**Task brief**
The lines from the top of the material below through the line containing "import * as" are to be printed exactly, with pictures omitted.

**Data excerpt**
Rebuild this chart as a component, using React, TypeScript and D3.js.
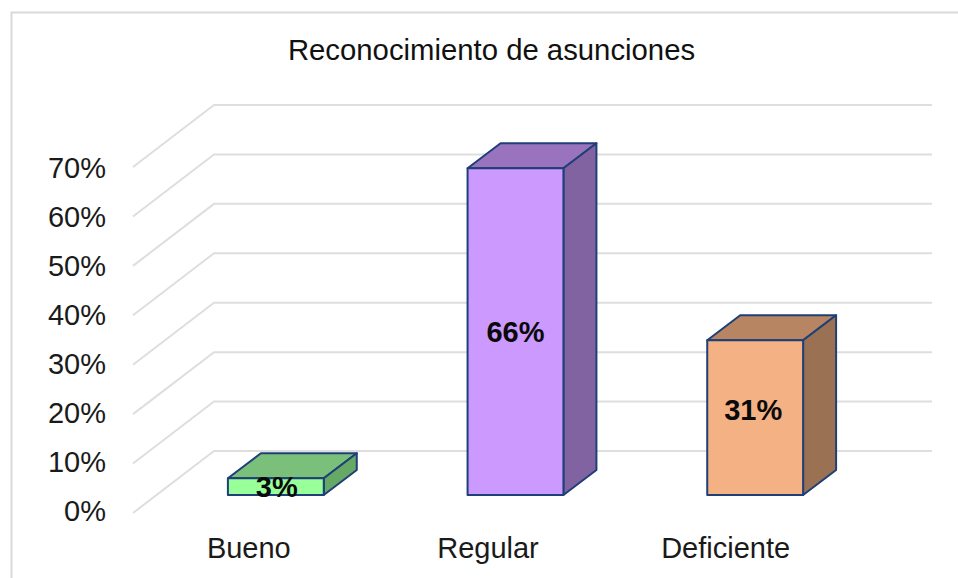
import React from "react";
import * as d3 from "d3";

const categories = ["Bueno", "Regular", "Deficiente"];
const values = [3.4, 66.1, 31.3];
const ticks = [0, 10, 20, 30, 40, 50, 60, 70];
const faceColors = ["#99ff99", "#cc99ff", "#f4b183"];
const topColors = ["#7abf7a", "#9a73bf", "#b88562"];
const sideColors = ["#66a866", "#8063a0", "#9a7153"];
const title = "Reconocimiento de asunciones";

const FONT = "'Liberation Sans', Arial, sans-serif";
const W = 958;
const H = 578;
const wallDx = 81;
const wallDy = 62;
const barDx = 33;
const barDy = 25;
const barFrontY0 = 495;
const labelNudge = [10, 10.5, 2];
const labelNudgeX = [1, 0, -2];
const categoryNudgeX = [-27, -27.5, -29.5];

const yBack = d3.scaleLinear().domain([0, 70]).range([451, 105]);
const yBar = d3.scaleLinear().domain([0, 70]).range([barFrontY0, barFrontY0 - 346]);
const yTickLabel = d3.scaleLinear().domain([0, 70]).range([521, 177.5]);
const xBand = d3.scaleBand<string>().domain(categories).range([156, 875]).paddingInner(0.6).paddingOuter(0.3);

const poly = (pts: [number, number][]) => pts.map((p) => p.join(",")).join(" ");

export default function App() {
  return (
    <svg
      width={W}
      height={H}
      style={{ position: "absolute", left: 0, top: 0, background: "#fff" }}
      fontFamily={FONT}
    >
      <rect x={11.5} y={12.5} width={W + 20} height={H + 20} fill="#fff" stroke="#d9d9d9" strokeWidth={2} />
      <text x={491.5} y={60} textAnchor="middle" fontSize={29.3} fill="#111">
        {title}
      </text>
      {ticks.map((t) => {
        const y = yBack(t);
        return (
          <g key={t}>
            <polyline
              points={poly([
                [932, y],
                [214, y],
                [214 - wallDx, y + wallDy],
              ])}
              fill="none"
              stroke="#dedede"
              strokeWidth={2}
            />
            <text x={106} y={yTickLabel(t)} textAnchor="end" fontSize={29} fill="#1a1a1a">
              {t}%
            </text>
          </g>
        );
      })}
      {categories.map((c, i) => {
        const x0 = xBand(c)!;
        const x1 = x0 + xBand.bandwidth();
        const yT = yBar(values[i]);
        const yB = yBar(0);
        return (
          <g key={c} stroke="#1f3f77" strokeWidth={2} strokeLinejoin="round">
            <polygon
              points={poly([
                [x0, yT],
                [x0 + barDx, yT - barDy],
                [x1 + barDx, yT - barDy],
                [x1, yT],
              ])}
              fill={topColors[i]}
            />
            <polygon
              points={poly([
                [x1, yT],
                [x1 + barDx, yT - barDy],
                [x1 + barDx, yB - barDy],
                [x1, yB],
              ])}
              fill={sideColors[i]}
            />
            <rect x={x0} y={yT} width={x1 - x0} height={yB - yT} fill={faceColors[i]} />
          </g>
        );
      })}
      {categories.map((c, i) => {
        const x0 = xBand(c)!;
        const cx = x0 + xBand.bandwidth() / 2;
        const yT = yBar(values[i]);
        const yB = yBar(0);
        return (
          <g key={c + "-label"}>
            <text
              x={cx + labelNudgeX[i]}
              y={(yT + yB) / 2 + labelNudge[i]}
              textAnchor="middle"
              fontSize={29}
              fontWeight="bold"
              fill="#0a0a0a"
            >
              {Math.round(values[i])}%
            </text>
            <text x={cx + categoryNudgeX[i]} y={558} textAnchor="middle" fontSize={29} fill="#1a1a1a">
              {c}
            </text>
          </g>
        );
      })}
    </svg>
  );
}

**Solution for this task**
Rebuild this chart as a component, using React, TypeScript and D3.js.
import React from "react";
import * as d3 from "d3";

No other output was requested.